Y esos días me siento firme para defender mi postura, pero, como siempre, en voz baja, casi siempre para mis adentros.

 

 

“Por qué me gusta la música country”, primer relato del libro Espacio Vital una colección de doce relatos de James Alan McPherson, publicado por la editorial consonni, enero 2023 Licencia CC BY-NC-ND 4.0. Los textos, edición, traducciones e imágenes pertenecen a sus autoras/es.

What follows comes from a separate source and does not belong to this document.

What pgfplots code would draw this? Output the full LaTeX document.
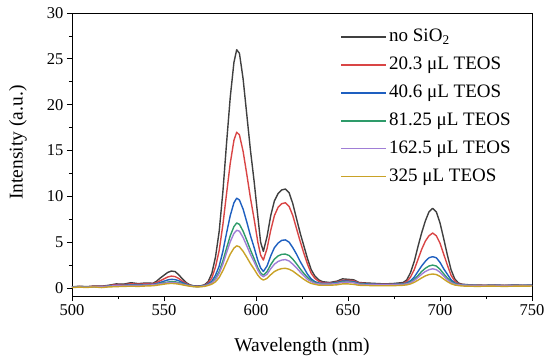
\documentclass[border=0pt]{standalone}
\usepackage{pgfplots}
\usepackage{pgfplotstable}
\pgfplotsset{compat=1.18}
\usepackage{fontspec}
\setmainfont{Liberation Serif}
\definecolor{cA}{HTML}{404040}
\definecolor{cB}{HTML}{D94545}
\definecolor{cC}{HTML}{1E5FC0}
\definecolor{cD}{HTML}{2E9B6A}
\definecolor{cE}{HTML}{A07ED6}
\definecolor{cF}{HTML}{C9A227}
\pgfplotstableread{
x a b c d e f
500 0.12 0.10 0.10 0.08 0.08 0.05
504 0.20 0.16 0.14 0.12 0.12 0.10
508 0.15 0.12 0.10 0.10 0.10 0.06
512 0.22 0.20 0.16 0.14 0.14 0.12
516 0.20 0.18 0.15 0.12 0.12 0.05
520 0.30 0.26 0.22 0.18 0.20 0.12
524 0.45 0.38 0.30 0.25 0.26 0.15
528 0.42 0.36 0.30 0.26 0.25 0.18
532 0.58 0.46 0.36 0.30 0.30 0.20
536 0.48 0.42 0.33 0.28 0.28 0.18
540 0.55 0.46 0.38 0.32 0.32 0.22
544 0.52 0.48 0.40 0.34 0.34 0.25
546 0.75 0.60 0.48 0.42 0.40 0.30
548 1.10 0.80 0.60 0.50 0.45 0.36
550 1.40 1.00 0.75 0.58 0.52 0.42
552 1.70 1.20 0.88 0.65 0.58 0.48
554 1.85 1.30 0.95 0.70 0.60 0.50
556 1.80 1.25 0.92 0.68 0.58 0.48
558 1.45 1.05 0.80 0.60 0.52 0.42
560 1.00 0.75 0.60 0.48 0.42 0.35
562 0.60 0.50 0.42 0.36 0.33 0.27
564 0.35 0.30 0.28 0.25 0.24 0.20
566 0.25 0.22 0.20 0.18 0.18 0.15
568 0.22 0.20 0.18 0.16 0.15 0.12
570 0.25 0.22 0.20 0.18 0.17 0.14
572 0.35 0.30 0.28 0.25 0.24 0.18
574 0.70 0.55 0.45 0.38 0.35 0.28
576 1.60 1.10 0.75 0.60 0.55 0.42
578 3.40 2.30 1.40 1.05 0.92 0.68
580 6.20 4.10 2.40 1.80 1.60 1.15
582 10.5 6.90 4.00 2.95 2.60 1.90
584 15.8 10.3 6.00 4.35 3.85 2.80
586 20.8 13.6 7.90 5.70 5.05 3.70
588 24.6 16.1 9.30 6.70 5.95 4.35
589.5 26.0 17.0 9.80 7.10 6.30 4.60
591 25.6 16.7 9.60 6.95 6.20 4.50
593 22.8 14.9 8.60 6.20 5.50 4.00
595 18.9 12.4 7.20 5.20 4.60 3.35
597 15.0 9.80 5.70 4.15 3.65 2.65
599 11.6 7.50 4.40 3.20 2.85 2.05
601 7.80 5.00 3.00 2.20 1.95 1.40
602.5 5.00 3.60 2.20 1.65 1.45 1.05
604 4.00 3.05 1.80 1.40 1.23 0.87
606 5.60 4.30 2.40 1.80 1.50 1.05
608 7.90 6.30 3.50 2.55 2.10 1.45
610 9.50 7.90 4.40 3.15 2.60 1.80
612 10.3 8.80 4.90 3.50 2.90 2.00
614 10.7 9.20 5.20 3.68 3.05 2.12
616 10.8 9.30 5.25 3.70 3.10 2.15
618 10.4 8.90 5.00 3.55 2.95 2.05
620 9.20 7.90 4.40 3.15 2.60 1.85
622 7.60 6.50 3.70 2.65 2.20 1.55
624 6.00 5.10 2.90 2.10 1.75 1.25
626 4.60 3.80 2.20 1.60 1.35 0.95
628 3.20 2.60 1.50 1.15 0.95 0.70
630 2.00 1.60 1.00 0.80 0.70 0.50
632 1.30 1.05 0.70 0.60 0.52 0.40
634 0.90 0.75 0.55 0.50 0.45 0.32
636 0.70 0.60 0.50 0.45 0.42 0.30
640 0.60 0.55 0.50 0.45 0.42 0.30
644 0.75 0.65 0.60 0.55 0.50 0.35
647 1.00 0.85 0.75 0.68 0.62 0.45
650 0.95 0.85 0.75 0.70 0.65 0.45
653 0.90 0.80 0.70 0.62 0.58 0.40
656 0.60 0.55 0.50 0.45 0.42 0.30
660 0.55 0.50 0.45 0.40 0.38 0.28
665 0.50 0.45 0.42 0.38 0.36 0.25
670 0.45 0.42 0.40 0.36 0.35 0.25
675 0.50 0.45 0.42 0.38 0.36 0.26
680 0.60 0.50 0.45 0.42 0.40 0.30
682 0.90 0.70 0.55 0.50 0.45 0.35
684 1.70 1.20 0.80 0.65 0.58 0.45
686 2.90 2.00 1.20 0.95 0.82 0.62
688 4.50 3.10 1.80 1.35 1.15 0.85
690 6.00 4.20 2.40 1.80 1.50 1.10
692 7.30 5.10 2.90 2.15 1.80 1.32
694 8.30 5.70 3.30 2.40 2.00 1.47
696 8.70 6.00 3.42 2.50 2.10 1.53
698 8.30 5.70 3.30 2.40 2.00 1.47
700 7.10 4.90 2.80 2.05 1.72 1.27
702 5.40 3.70 2.10 1.55 1.30 0.98
704 3.60 2.50 1.50 1.10 0.92 0.70
706 2.00 1.40 0.90 0.70 0.60 0.47
708 1.00 0.75 0.55 0.48 0.42 0.33
710 0.55 0.45 0.40 0.38 0.35 0.27
712 0.42 0.38 0.35 0.33 0.32 0.22
716 0.35 0.32 0.30 0.30 0.30 0.20
720 0.32 0.30 0.28 0.28 0.28 0.18
725 0.30 0.30 0.28 0.27 0.27 0.20
730 0.34 0.32 0.30 0.30 0.30 0.20
735 0.28 0.28 0.27 0.26 0.26 0.18
740 0.32 0.30 0.30 0.28 0.28 0.20
745 0.30 0.30 0.28 0.28 0.28 0.20
750 0.32 0.30 0.30 0.30 0.30 0.22
}\datatable
\begin{document}
\begin{tikzpicture}
\begin{axis}[
  name=ax,
  scale only axis,
  width=460pt, height=283pt,
  xmin=500, xmax=750, ymin=-0.87, ymax=30,
  xtick={500,550,...,750}, ytick={0,5,...,30},
  minor x tick num=1, minor y tick num=1,
  tick align=outside, xtick pos=bottom, ytick pos=left,
  major tick length=5pt, minor tick length=3pt,
  every tick/.style={black, line width=0.8pt},
  axis line style={black, line width=0.9pt},
  /pgf/number format/assume math mode=true,
  ticklabel style={font=\fontsize{16.5}{18}\selectfont},
  xlabel={Wavelength (nm)}, ylabel={Intensity (a.u.)},
  every axis x label/.style={at={(axis description cs:0.5,-0.179)}, anchor=center, font=\fontsize{19.5}{22}\selectfont},
  every axis y label/.style={at={(axis description cs:-0.1174,0.542)}, anchor=center, rotate=90, font=\fontsize{19.5}{22}\selectfont},
  legend cell align=left,
  legend image code/.code={\draw[#1, line width=1.8pt] (0pt,0pt) -- (45pt,0pt);},
  legend style={at={(axis description cs:0.583,0.95)}, anchor=north west, draw=none, fill=none,
    inner sep=0pt, row sep=8.8pt, font=\fontsize{19}{21}\selectfont,
    nodes={inner sep=2pt, text depth=0.25em}},
  every axis plot/.append style={line width=1.4pt, line join=round},
]
\addplot[cA] table[x=x,y=a]{\datatable};
\addplot[cB] table[x=x,y=b]{\datatable};
\addplot[cC] table[x=x,y=c]{\datatable};
\addplot[cD] table[x=x,y=d]{\datatable};
\addplot[cE] table[x=x,y=e]{\datatable};
\addplot[cF] table[x=x,y=f]{\datatable};
\legend{no SiO\textsubscript{2}, 20.3 μL TEOS, 40.6 μL TEOS, 81.25 μL TEOS, 162.5 μL TEOS, 325 μL TEOS}
\end{axis}
\pgfresetboundingbox
\path ([xshift=-72pt,yshift=-66pt]ax.south west) rectangle ([xshift=18pt,yshift=13pt]ax.north east);
\end{tikzpicture}
\end{document}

James Alan McPherson (1943-2016) es el autor de Hue and Cry, Railroad y Espacio vital, que le mereció el Premio Pulitzer en 1978, convirtiéndose en el primer escritor afroamericano en lograr este premio. Sus ensayos y relatos breves aparecieron en multitud de publicaciones periódicas, como The New York Times Magazine, Esquire, The Atlantic Monthly, Newsday, Ploughshares, The Iowa Review o Double-Take, así como en antologías como los volúmenes de The Best American Short Stories, The Best American Essays y O. Henry Prize Stories. McPherson recibió una Beca Guggenheim y una Beca MacArthur y ejerció como profesor de lengua inglesa en el Iowa Writers’ Workshop de Iowa City.

 

***

[1] El buckdancing es un baile folclórico de softshoe (claqué con zapatos que no están reforzados con láminas de metal) que se originó entre los afroamericanos del Sur de Estados Unidos durante la era de la esclavitud. (N. de la t.)
[2] Hillbilly es un término peyorativo usado en Estados Unidos para definir a los habitantes de ciertas áreas remotas, rurales o montañosas. En concreto, el término se usa para designar a los residentes de los Apalaches, cordillera montañosa que corre en paralelo a la Costa Este de los Estados Unidos. Por extensión, hillbilly se refiere también a la música tradicional propia de estas zonas, que se encuentra en la base del bluegrass y el country. (N. de la t.)
[3] «Dixie» es una canción popular en el Sur de Estados Unidos. Probablemente cimentó la palabra «dixie» en el vocabulario estadounidense como un apodo para el Sur de Estados Unidos. (N. de la t.)
[4] Según el DRAE: «Árbol o palo alto, adornado de cintas, frutas y otras cosas, que se ponía en los pueblos en un lugar público, adonde durante el mes de mayo concurrían los mozos y mozas a divertirse con bailes y otros festejos». (N. de la t.)
[5] El highlife igbo es una mezcla de sonido igbo tradicional y highlife (música caracterizada por su sección de vientos jazzy y la utilización de múltiples guitarras para liderar la banda). La música se reproduce con instrumentos locales y modernos con una guitarra solista. Las canciones son melodiosas, llenas de mensajes y letras repetitivas. (N. de la t.)